Task statement » Transcribe everything in the data word for word. Pictures are left out.
— START Data provided —
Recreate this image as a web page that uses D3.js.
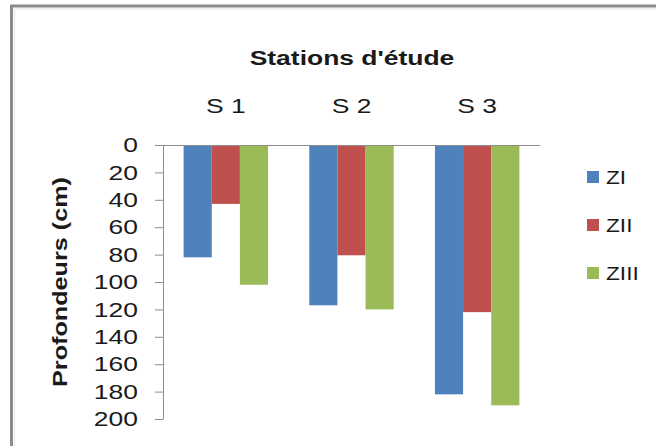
<!DOCTYPE html>
<html><head><meta charset="utf-8">
<script src="https://cdn.jsdelivr.net/npm/d3@7"></script>
<style>body{margin:0;background:#fff}svg{display:block}text{font-family:"Liberation Sans",Arial,sans-serif;fill:#1a1a1a}</style>
</head><body>
<script>
const categories = ["S 1", "S 2", "S 3"];
const seriesNames = ["ZI", "ZII", "ZIII"];
const ZI = [82, 117, 182];
const ZII = [43, 80.5, 122];
const ZIII = [102, 120, 190];
const yTicks = [0, 20, 40, 60, 80, 100, 120, 140, 160, 180, 200];
const colors = ["#4f81bd", "#c0504d", "#9bbb59"];
const seriesValues = [ZI, ZII, ZIII];

const SX = 1.26; // horizontal text stretch of the original rendering
const W = 656, H = 446;
const svg = d3.select("body").append("svg").attr("width", W).attr("height", H);
svg.append("rect").attr("width", W).attr("height", H).attr("fill", "#fff");
// frame
svg.append("path").attr("d", `M11.5,${H+5} V6 H${W+5}`).attr("fill", "none").attr("stroke", "#8c8c8c").attr("stroke-width", 3);
svg.append("path").attr("d", `M14.5,${H+5} V9 H${W+5}`).attr("fill", "none").attr("stroke", "#e6e6e6").attr("stroke-width", 1);

const x0 = d3.scaleBand().domain(categories).range([163, 540]).paddingInner(0.328).paddingOuter(0.164);
const x1 = d3.scaleBand().domain(seriesNames).range([0, x0.bandwidth()]);
const y = d3.scaleLinear().domain([0, 200]).range([145, 419]);

// bars
categories.forEach((c, i) => {
  seriesNames.forEach((s, j) => {
    svg.append("rect")
      .attr("x", x0(c) + x1(s))
      .attr("y", y(0))
      .attr("width", x1.bandwidth())
      .attr("height", y(seriesValues[j][i]) - y(0))
      .attr("fill", colors[j]);
  });
});

// y axis
const yAxis = svg.append("g").attr("transform", "translate(163,0)")
  .call(d3.axisLeft(y).tickValues(yTicks).tickSize(8).tickSizeOuter(0).tickPadding(17));
yAxis.select(".domain").attr("stroke", "#8c8c8c");
yAxis.selectAll(".tick line").attr("stroke", "#8c8c8c");
yAxis.selectAll("text").attr("font-size", 21).attr("fill", "#1a1a1a")
  .attr("font-family", "Liberation Sans, Arial, sans-serif")
  .attr("x", 0).attr("transform", `translate(-25,0) scale(${SX},1)`);

// top horizontal axis line at 0
svg.append("line").attr("x1", 155).attr("x2", 540).attr("y1", y(0) + 0.5).attr("y2", y(0) + 0.5).attr("stroke", "#8c8c8c");

// category labels on top
svg.selectAll(".cat").data(categories).enter().append("text")
  .attr("transform", d => `translate(${x0(d) + x0.bandwidth() / 2},113) scale(${SX},1)`)
  .attr("text-anchor", "middle")
  .attr("font-size", 21)
  .text(d => d);

// title
svg.append("text").attr("transform", `translate(352,65) scale(${SX},1)`).attr("text-anchor", "middle")
  .attr("font-size", 21).attr("font-weight", "bold").text("Stations d'étude");

// y title
svg.append("text").attr("transform", `translate(67,282) rotate(-90) scale(${SX},1)`).attr("text-anchor", "middle")
  .attr("font-size", 20).attr("font-weight", "bold").text("Profondeurs (cm)");

// legend
const leg = svg.selectAll(".leg").data(seriesNames).enter().append("g")
  .attr("transform", (d, i) => `translate(587,${177 + i * 48})`);
leg.append("rect").attr("x", 0).attr("y", -6).attr("width", 12).attr("height", 12).attr("fill", (d, i) => colors[i]);
leg.append("text").attr("transform", `translate(19,6.5) scale(${SX},1)`).attr("font-size", 18).text(d => d);
</script>
</body></html>
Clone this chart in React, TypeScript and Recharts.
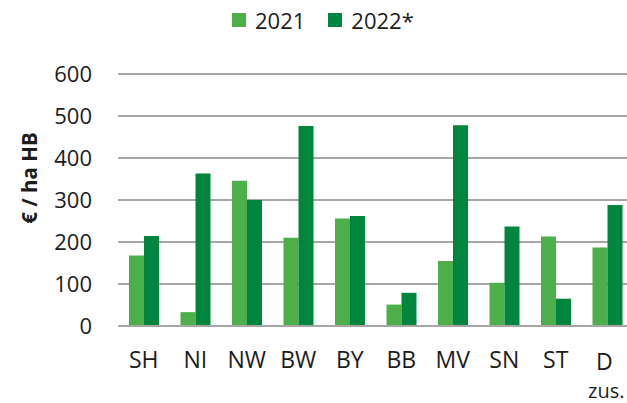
import React from 'react';
import { BarChart, Bar, XAxis, YAxis, CartesianGrid, Legend } from 'recharts';

const categories = ['SH', 'NI', 'NW', 'BW', 'BY', 'BB', 'MV', 'SN', 'ST', 'D\nzus.'];
const values2021 = [168, 33, 346, 210, 256, 51, 155, 103, 213, 187];
const values2022 = [214, 363, 300, 476, 262, 79, 478, 237, 65, 288];
const yTicks = [0, 100, 200, 300, 400, 500, 600];

const data = categories.map((cat, i) => ({ cat, v2021: values2021[i], v2022: values2022[i] }));

const FONT = '"Open Sans", "Noto Sans", sans-serif';
const TEXT = '#1c1c1c';
const GRID = '#a6a6a6';
const LIGHT = '#4caf49';
const DARK = '#00853f';

const XTick = (props: any) => {
  const { x, y, payload } = props;
  const lines = String(payload.value).split('\n');
  if (lines.length === 1) {
    return (
      <text x={x} y={y} dy={42} textAnchor="middle" fontFamily={FONT} fontSize={23} fill={TEXT}>
        {lines[0]}
      </text>
    );
  }
  return (
    <g>
      <text x={x - 3} y={y} dy={44} textAnchor="middle" fontFamily={FONT} fontSize={23} fill={TEXT}>
        {lines[0]}
      </text>
      <text x={x - 1} y={y} dy={72} textAnchor="middle" fontFamily={FONT} fontSize={20} fill={TEXT}>
        {lines[1]}
      </text>
    </g>
  );
};

const LegendContent = (props: any) => {
  const { payload } = props;
  return (
    <div style={{ display: 'flex', alignItems: 'center', height: 22, lineHeight: '22px', fontFamily: FONT, fontSize: 22, color: TEXT, whiteSpace: 'nowrap' }}>
      {(payload || []).map((entry: any, i: number) => (
        <div key={i} style={{ display: 'flex', alignItems: 'center', marginLeft: i === 0 ? 0 : 23 }}>
          <span style={{ display: 'inline-block', width: 14, height: 14, background: entry.color, marginRight: 9 }} />
          <span>{entry.value}</span>
        </div>
      ))}
    </div>
  );
};

const YTitle = (props: any) => {
  const { viewBox } = props;
  const cx = viewBox.x + 37;
  const cy = viewBox.y + viewBox.height / 2 - 22;
  return (
    <text x={cx} y={cy} textAnchor="middle" transform={`rotate(-90, ${cx}, ${cy})`} fontFamily={FONT} fontSize={20.5} fontWeight="bold" fill={TEXT}>
      € / ha HB
    </text>
  );
};

export default function App() {
  return (
    <div style={{ position: 'absolute', left: 0, top: 0, width: 627, height: 403, overflow: 'hidden', background: '#fff' }}>
      <BarChart
        width={640}
        height={403}
        data={data}
        margin={{ top: 74, right: 7, bottom: 0, left: 0 }}
        barGap={0}
        barSize={15}
      >
        <CartesianGrid vertical={false} stroke={GRID} strokeWidth={2} />
        <XAxis
          dataKey="cat"
          interval={0}
          height={77}
          tickLine={false}
          tickSize={0}
          tickMargin={0}
          axisLine={{ stroke: GRID, strokeWidth: 2 }}
          tick={<XTick />}
        />
        <YAxis
          width={118}
          domain={[0, 600]}
          ticks={yTicks}
          axisLine={false}
          tickLine={false}
          tickSize={0}
          tickMargin={26}
          tick={{ fontFamily: FONT, fontSize: 22, fill: TEXT }}
          label={<YTitle />}
        />
        <Legend
          layout="horizontal"
          verticalAlign="middle"
          align="center"
          content={<LegendContent />}
          wrapperStyle={{ top: 9, left: 232, width: 'auto', height: 22 }}
        />
        <Bar dataKey="v2021" name="2021" fill={LIGHT} isAnimationActive={false} />
        <Bar dataKey="v2022" name="2022*" fill={DARK} isAnimationActive={false} />
      </BarChart>
    </div>
  );
}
— END Data provided —
The result »
Recreate this image as a web page that uses D3.js.
<!DOCTYPE html>
<html><head><meta charset="utf-8">
<script src="https://cdn.jsdelivr.net/npm/d3@7"></script>
<style>body{margin:0;background:#fff}svg{display:block}text{font-family:"Liberation Sans",Arial,sans-serif;fill:#1a1a1a}</style>
</head><body>
<script>
const categories = ["S 1", "S 2", "S 3"];
const seriesNames = ["ZI", "ZII", "ZIII"];
const ZI = [82, 117, 182];
const ZII = [43, 80.5, 122];
const ZIII = [102, 120, 190];
const yTicks = [0, 20, 40, 60, 80, 100, 120, 140, 160, 180, 200];
const colors = ["#4f81bd", "#c0504d", "#9bbb59"];
const seriesValues = [ZI, ZII, ZIII];

const SX = 1.26; // horizontal text stretch of the original rendering
const W = 656, H = 446;
const svg = d3.select("body").append("svg").attr("width", W).attr("height", H);
svg.append("rect").attr("width", W).attr("height", H).attr("fill", "#fff");
// frame
svg.append("path").attr("d", `M11.5,${H+5} V6 H${W+5}`).attr("fill", "none").attr("stroke", "#8c8c8c").attr("stroke-width", 3);
svg.append("path").attr("d", `M14.5,${H+5} V9 H${W+5}`).attr("fill", "none").attr("stroke", "#e6e6e6").attr("stroke-width", 1);

const x0 = d3.scaleBand().domain(categories).range([163, 540]).paddingInner(0.328).paddingOuter(0.164);
const x1 = d3.scaleBand().domain(seriesNames).range([0, x0.bandwidth()]);
const y = d3.scaleLinear().domain([0, 200]).range([145, 419]);

// bars
categories.forEach((c, i) => {
  seriesNames.forEach((s, j) => {
    svg.append("rect")
      .attr("x", x0(c) + x1(s))
      .attr("y", y(0))
      .attr("width", x1.bandwidth())
      .attr("height", y(seriesValues[j][i]) - y(0))
      .attr("fill", colors[j]);
  });
});

// y axis
const yAxis = svg.append("g").attr("transform", "translate(163,0)")
  .call(d3.axisLeft(y).tickValues(yTicks).tickSize(8).tickSizeOuter(0).tickPadding(17));
yAxis.select(".domain").attr("stroke", "#8c8c8c");
yAxis.selectAll(".tick line").attr("stroke", "#8c8c8c");
yAxis.selectAll("text").attr("font-size", 21).attr("fill", "#1a1a1a")
  .attr("font-family", "Liberation Sans, Arial, sans-serif")
  .attr("x", 0).attr("transform", `translate(-25,0) scale(${SX},1)`);

// top horizontal axis line at 0
svg.append("line").attr("x1", 155).attr("x2", 540).attr("y1", y(0) + 0.5).attr("y2", y(0) + 0.5).attr("stroke", "#8c8c8c");

// category labels on top
svg.selectAll(".cat").data(categories).enter().append("text")
  .attr("transform", d => `translate(${x0(d) + x0.bandwidth() / 2},113) scale(${SX},1)`)
  .attr("text-anchor", "middle")
  .attr("font-size", 21)
  .text(d => d);

// title
svg.append("text").attr("transform", `translate(352,65) scale(${SX},1)`).attr("text-anchor", "middle")
  .attr("font-size", 21).attr("font-weight", "bold").text("Stations d'étude");

// y title
svg.append("text").attr("transform", `translate(67,282) rotate(-90) scale(${SX},1)`).attr("text-anchor", "middle")
  .attr("font-size", 20).attr("font-weight", "bold").text("Profondeurs (cm)");

// legend
const leg = svg.selectAll(".leg").data(seriesNames).enter().append("g")
  .attr("transform", (d, i) => `translate(587,${177 + i * 48})`);
leg.append("rect").attr("x", 0).attr("y", -6).attr("width", 12).attr("height", 12).attr("fill", (d, i) => colors[i]);
leg.append("text").attr("transform", `translate(19,6.5) scale(${SX},1)`).attr("font-size", 18).text(d => d);
</script>
</body></html>
Clone this chart in React, TypeScript and Recharts.
import React from 'react';
import { BarChart, Bar, XAxis, YAxis, CartesianGrid, Legend } from 'recharts';

const categories = ['SH', 'NI', 'NW', 'BW', 'BY', 'BB', 'MV', 'SN', 'ST', 'D\nzus.'];
const values2021 = [168, 33, 346, 210, 256, 51, 155, 103, 213, 187];
const values2022 = [214, 363, 300, 476, 262, 79, 478, 237, 65, 288];
const yTicks = [0, 100, 200, 300, 400, 500, 600];

const data = categories.map((cat, i) => ({ cat, v2021: values2021[i], v2022: values2022[i] }));

const FONT = '"Open Sans", "Noto Sans", sans-serif';
const TEXT = '#1c1c1c';
const GRID = '#a6a6a6';
const LIGHT = '#4caf49';
const DARK = '#00853f';

const XTick = (props: any) => {
  const { x, y, payload } = props;
  const lines = String(payload.value).split('\n');
  if (lines.length === 1) {
    return (
      <text x={x} y={y} dy={42} textAnchor="middle" fontFamily={FONT} fontSize={23} fill={TEXT}>
        {lines[0]}
      </text>
    );
  }
  return (
    <g>
      <text x={x - 3} y={y} dy={44} textAnchor="middle" fontFamily={FONT} fontSize={23} fill={TEXT}>
        {lines[0]}
      </text>
      <text x={x - 1} y={y} dy={72} textAnchor="middle" fontFamily={FONT} fontSize={20} fill={TEXT}>
        {lines[1]}
      </text>
    </g>
  );
};

const LegendContent = (props: any) => {
  const { payload } = props;
  return (
    <div style={{ display: 'flex', alignItems: 'center', height: 22, lineHeight: '22px', fontFamily: FONT, fontSize: 22, color: TEXT, whiteSpace: 'nowrap' }}>
      {(payload || []).map((entry: any, i: number) => (
        <div key={i} style={{ display: 'flex', alignItems: 'center', marginLeft: i === 0 ? 0 : 23 }}>
          <span style={{ display: 'inline-block', width: 14, height: 14, background: entry.color, marginRight: 9 }} />
          <span>{entry.value}</span>
        </div>
      ))}
    </div>
  );
};

const YTitle = (props: any) => {
  const { viewBox } = props;
  const cx = viewBox.x + 37;
  const cy = viewBox.y + viewBox.height / 2 - 22;
  return (
    <text x={cx} y={cy} textAnchor="middle" transform={`rotate(-90, ${cx}, ${cy})`} fontFamily={FONT} fontSize={20.5} fontWeight="bold" fill={TEXT}>
      € / ha HB
    </text>
  );
};

export default function App() {
  return (
    <div style={{ position: 'absolute', left: 0, top: 0, width: 627, height: 403, overflow: 'hidden', background: '#fff' }}>
      <BarChart
        width={640}
        height={403}
        data={data}
        margin={{ top: 74, right: 7, bottom: 0, left: 0 }}
        barGap={0}
        barSize={15}
      >
        <CartesianGrid vertical={false} stroke={GRID} strokeWidth={2} />
        <XAxis
          dataKey="cat"
          interval={0}
          height={77}
          tickLine={false}
          tickSize={0}
          tickMargin={0}
          axisLine={{ stroke: GRID, strokeWidth: 2 }}
          tick={<XTick />}
        />
        <YAxis
          width={118}
          domain={[0, 600]}
          ticks={yTicks}
          axisLine={false}
          tickLine={false}
          tickSize={0}
          tickMargin={26}
          tick={{ fontFamily: FONT, fontSize: 22, fill: TEXT }}
          label={<YTitle />}
        />
        <Legend
          layout="horizontal"
          verticalAlign="middle"
          align="center"
          content={<LegendContent />}
          wrapperStyle={{ top: 9, left: 232, width: 'auto', height: 22 }}
        />
        <Bar dataKey="v2021" name="2021" fill={LIGHT} isAnimationActive={false} />
        <Bar dataKey="v2022" name="2022*" fill={DARK} isAnimationActive={false} />
      </BarChart>
    </div>
  );
}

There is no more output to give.